When we first saw the Pixel C, we were awestruck. The device is downright beautiful; featuring a metal body with the same multi-coloured bar from the Chromebook Pixel on the back. The device is edgy on the sides and looks like an expensive commodity (Sci-fi?). We were surely impressed with the design.
In terms of raw power, this guy is no slouch. Opting for the new Tegra X1 SoC by NVIDIA, and pairing it with NVIDIA’s own Maxwell GPU and 3GB of RAM, Google has not let the device back off in the power department. The device features a 10.2 inch display with a modest resolution of 2560×1800. It also features a USB Type-C connection port.
Features and Add-ons
The biggest thing to talk about this tablet though is the Google manufactured full-sized keyboard that can be bought as an add-on for the tablet. The keyboard also has the same brushed metal finish as the tablet itself. It connects to the tablet via Bluetooth and the device can be attached to a magnetic hinge on the keyboard which can be tilted from 100 to 135 degrees. The keyboard can also be charged by the tablet inductively and a full charge can last for about 2 months (according to Google). The addition of the keyboard puts the Pixel C in competition with Microsoft’s Surface Pro and Apple’s new iPad Pro.
The device, as a whole, including the keyboard, is a solid payback for your money. If you are searching for a good Android tablet, you are getting a wholly Google one here.
Can the Pixel Strategy work the magic for Google in the tablet world then?
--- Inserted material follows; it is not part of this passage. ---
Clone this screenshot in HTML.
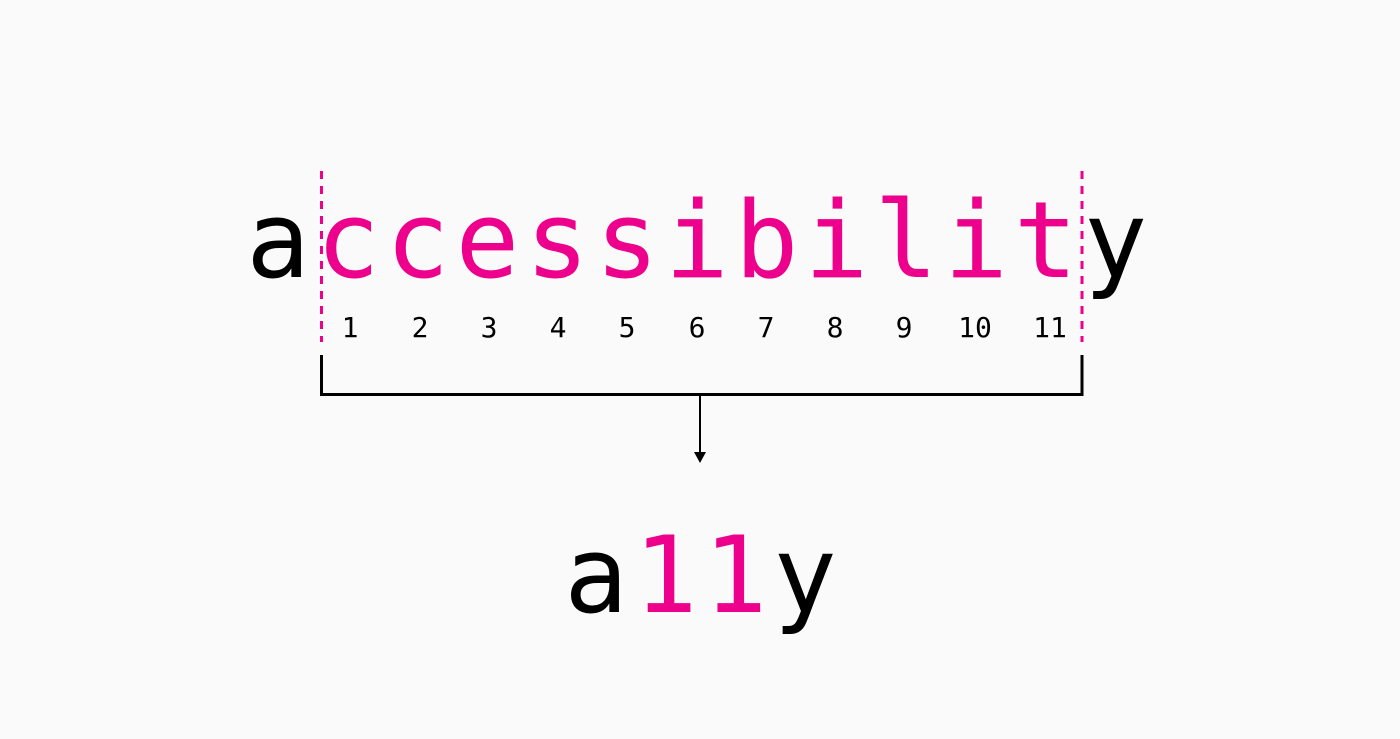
<!DOCTYPE html>
<html><head><meta charset="utf-8"><style>
html,body{margin:0;padding:0;background:#fafafa;}
svg{display:block;}
text{font-family:"DejaVu Sans Mono","Liberation Mono",monospace;}
</style></head><body>
<svg width="1400" height="739" viewBox="0 0 1400 739" xmlns="http://www.w3.org/2000/svg">
<rect width="1400" height="739" fill="#fafafa"/>
<g font-size="106" text-anchor="middle">
<text x="278" y="277" fill="#000">a</text>
<text x="348" y="277" fill="#ec008c">c</text>
<text x="417.6" y="277" fill="#ec008c">c</text>
<text x="487.4" y="277" fill="#ec008c">e</text>
<text x="557.2" y="277" fill="#ec008c">s</text>
<text x="627" y="277" fill="#ec008c">s</text>
<text x="696.8" y="277" fill="#ec008c">i</text>
<text x="766.6" y="277" fill="#ec008c">b</text>
<text x="836.4" y="277" fill="#ec008c">i</text>
<text x="906.2" y="277" fill="#ec008c">l</text>
<text x="976" y="277" fill="#ec008c">i</text>
<text x="1045.8" y="277" fill="#ec008c">t</text>
<text x="1115.6" y="277" fill="#000">y</text>
</g>
<g font-size="28" text-anchor="middle" fill="#000">
<text x="350" y="337">1</text>
<text x="420" y="337">2</text>
<text x="489" y="337">3</text>
<text x="558" y="337">4</text>
<text x="627" y="337">5</text>
<text x="697" y="337">6</text>
<text x="766" y="337">7</text>
<text x="835" y="337">8</text>
<text x="904" y="337">9</text>
<text x="975" y="337">10</text>
<text x="1050" y="337">11</text>
</g>
<line x1="321.5" y1="171" x2="321.5" y2="342" stroke="#ec008c" stroke-width="3" stroke-dasharray="8,7"/>
<line x1="1082" y1="171" x2="1082" y2="342" stroke="#ec008c" stroke-width="3" stroke-dasharray="8,7"/>
<polyline points="321.5,355 321.5,394.5 1082,394.5 1082,355" fill="none" stroke="#000" stroke-width="3"/>
<line x1="700" y1="395" x2="700" y2="455" stroke="#000" stroke-width="2"/>
<polygon points="694,452 706,452 700,463" fill="#000"/>
<g font-size="106" text-anchor="middle">
<text x="596" y="612" fill="#000">a</text>
<text x="665.7" y="612" fill="#ec008c">1</text>
<text x="735.4" y="612" fill="#ec008c">1</text>
<text x="805" y="612" fill="#000">y</text>
</g>
</svg>
</body></html>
With Google having full control over hardware AND software, the company can choose to add or remove any features of devices as the compatibility of software and hardware goes. The company can itself optimise devices as per the OS and hence achieve high performance on them, as Microsoft and Apple have done. With Pixel being the Tablet range made especially by Google, the devices here may, in true terms, be the actual flagships of the company. The tactic is a great one though, and if the Pixel series sees fame soon, we may not be far from a time when Nexus smartphones become history for good.